● **What to do**
Repeat, exactly and completely, the material that follows. Omit the pictures.

● **Recorded information**
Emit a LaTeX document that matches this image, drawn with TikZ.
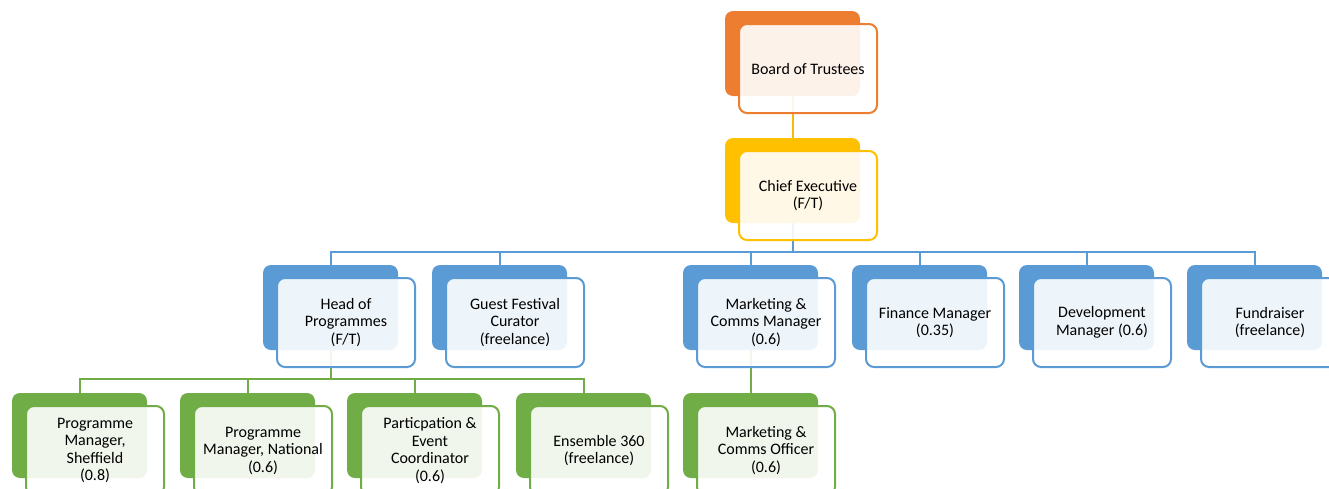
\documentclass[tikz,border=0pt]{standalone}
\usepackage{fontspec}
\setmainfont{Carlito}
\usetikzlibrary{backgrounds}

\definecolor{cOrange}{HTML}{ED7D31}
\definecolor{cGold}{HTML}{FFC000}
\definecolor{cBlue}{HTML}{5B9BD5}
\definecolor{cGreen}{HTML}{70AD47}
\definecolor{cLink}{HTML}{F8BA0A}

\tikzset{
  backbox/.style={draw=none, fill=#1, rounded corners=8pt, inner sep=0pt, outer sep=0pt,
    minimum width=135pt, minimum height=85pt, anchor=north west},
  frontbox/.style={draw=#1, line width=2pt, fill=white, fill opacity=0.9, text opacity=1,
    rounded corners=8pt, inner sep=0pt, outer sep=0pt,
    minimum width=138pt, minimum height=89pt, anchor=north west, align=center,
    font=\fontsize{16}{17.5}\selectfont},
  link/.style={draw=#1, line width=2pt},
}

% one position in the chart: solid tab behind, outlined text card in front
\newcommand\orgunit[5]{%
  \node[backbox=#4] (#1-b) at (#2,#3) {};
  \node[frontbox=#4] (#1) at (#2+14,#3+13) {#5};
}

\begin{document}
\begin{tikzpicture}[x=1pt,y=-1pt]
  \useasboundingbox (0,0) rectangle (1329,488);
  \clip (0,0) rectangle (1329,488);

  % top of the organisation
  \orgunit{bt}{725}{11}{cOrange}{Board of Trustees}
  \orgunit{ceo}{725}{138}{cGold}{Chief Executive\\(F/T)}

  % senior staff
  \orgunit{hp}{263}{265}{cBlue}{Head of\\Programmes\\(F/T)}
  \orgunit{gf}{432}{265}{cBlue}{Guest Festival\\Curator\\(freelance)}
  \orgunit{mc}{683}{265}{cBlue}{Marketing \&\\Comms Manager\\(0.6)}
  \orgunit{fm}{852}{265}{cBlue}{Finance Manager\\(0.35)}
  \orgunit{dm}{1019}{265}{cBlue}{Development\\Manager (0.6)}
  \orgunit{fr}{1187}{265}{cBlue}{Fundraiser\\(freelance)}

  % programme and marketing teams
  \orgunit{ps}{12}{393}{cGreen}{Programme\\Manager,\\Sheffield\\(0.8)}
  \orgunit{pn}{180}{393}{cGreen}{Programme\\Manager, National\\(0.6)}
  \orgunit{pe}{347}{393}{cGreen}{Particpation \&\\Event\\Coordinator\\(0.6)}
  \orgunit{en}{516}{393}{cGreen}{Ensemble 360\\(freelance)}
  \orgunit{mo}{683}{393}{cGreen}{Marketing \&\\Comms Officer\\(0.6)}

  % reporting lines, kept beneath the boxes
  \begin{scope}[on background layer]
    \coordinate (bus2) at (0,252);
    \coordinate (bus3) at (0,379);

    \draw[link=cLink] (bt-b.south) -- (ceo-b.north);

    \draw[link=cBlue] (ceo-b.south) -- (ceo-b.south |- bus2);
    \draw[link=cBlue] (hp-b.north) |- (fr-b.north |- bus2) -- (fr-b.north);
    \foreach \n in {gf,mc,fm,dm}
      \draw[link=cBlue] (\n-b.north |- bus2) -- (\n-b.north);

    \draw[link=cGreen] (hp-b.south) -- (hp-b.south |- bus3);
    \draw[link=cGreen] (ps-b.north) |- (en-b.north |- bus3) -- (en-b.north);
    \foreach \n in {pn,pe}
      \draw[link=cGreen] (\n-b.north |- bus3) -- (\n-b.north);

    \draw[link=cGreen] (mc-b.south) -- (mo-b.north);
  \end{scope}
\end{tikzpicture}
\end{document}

● **Correct output**
Emit a LaTeX document that matches this image, drawn with TikZ.
\documentclass[tikz,border=0pt]{standalone}
\usepackage{fontspec}
\setmainfont{Carlito}
\usetikzlibrary{backgrounds}

\definecolor{cOrange}{HTML}{ED7D31}
\definecolor{cGold}{HTML}{FFC000}
\definecolor{cBlue}{HTML}{5B9BD5}
\definecolor{cGreen}{HTML}{70AD47}
\definecolor{cLink}{HTML}{F8BA0A}

\tikzset{
  backbox/.style={draw=none, fill=#1, rounded corners=8pt, inner sep=0pt, outer sep=0pt,
    minimum width=135pt, minimum height=85pt, anchor=north west},
  frontbox/.style={draw=#1, line width=2pt, fill=white, fill opacity=0.9, text opacity=1,
    rounded corners=8pt, inner sep=0pt, outer sep=0pt,
    minimum width=138pt, minimum height=89pt, anchor=north west, align=center,
    font=\fontsize{16}{17.5}\selectfont},
  link/.style={draw=#1, line width=2pt},
}

% one position in the chart: solid tab behind, outlined text card in front
\newcommand\orgunit[5]{%
  \node[backbox=#4] (#1-b) at (#2,#3) {};
  \node[frontbox=#4] (#1) at (#2+14,#3+13) {#5};
}

\begin{document}
\begin{tikzpicture}[x=1pt,y=-1pt]
  \useasboundingbox (0,0) rectangle (1329,488);
  \clip (0,0) rectangle (1329,488);

  % top of the organisation
  \orgunit{bt}{725}{11}{cOrange}{Board of Trustees}
  \orgunit{ceo}{725}{138}{cGold}{Chief Executive\\(F/T)}

  % senior staff
  \orgunit{hp}{263}{265}{cBlue}{Head of\\Programmes\\(F/T)}
  \orgunit{gf}{432}{265}{cBlue}{Guest Festival\\Curator\\(freelance)}
  \orgunit{mc}{683}{265}{cBlue}{Marketing \&\\Comms Manager\\(0.6)}
  \orgunit{fm}{852}{265}{cBlue}{Finance Manager\\(0.35)}
  \orgunit{dm}{1019}{265}{cBlue}{Development\\Manager (0.6)}
  \orgunit{fr}{1187}{265}{cBlue}{Fundraiser\\(freelance)}

  % programme and marketing teams
  \orgunit{ps}{12}{393}{cGreen}{Programme\\Manager,\\Sheffield\\(0.8)}
  \orgunit{pn}{180}{393}{cGreen}{Programme\\Manager, National\\(0.6)}
  \orgunit{pe}{347}{393}{cGreen}{Particpation \&\\Event\\Coordinator\\(0.6)}
  \orgunit{en}{516}{393}{cGreen}{Ensemble 360\\(freelance)}
  \orgunit{mo}{683}{393}{cGreen}{Marketing \&\\Comms Officer\\(0.6)}

  % reporting lines, kept beneath the boxes
  \begin{scope}[on background layer]
    \coordinate (bus2) at (0,252);
    \coordinate (bus3) at (0,379);

    \draw[link=cLink] (bt-b.south) -- (ceo-b.north);

    \draw[link=cBlue] (ceo-b.south) -- (ceo-b.south |- bus2);
    \draw[link=cBlue] (hp-b.north) |- (fr-b.north |- bus2) -- (fr-b.north);
    \foreach \n in {gf,mc,fm,dm}
      \draw[link=cBlue] (\n-b.north |- bus2) -- (\n-b.north);

    \draw[link=cGreen] (hp-b.south) -- (hp-b.south |- bus3);
    \draw[link=cGreen] (ps-b.north) |- (en-b.north |- bus3) -- (en-b.north);
    \foreach \n in {pn,pe}
      \draw[link=cGreen] (\n-b.north |- bus3) -- (\n-b.north);

    \draw[link=cGreen] (mc-b.south) -- (mo-b.north);
  \end{scope}
\end{tikzpicture}
\end{document}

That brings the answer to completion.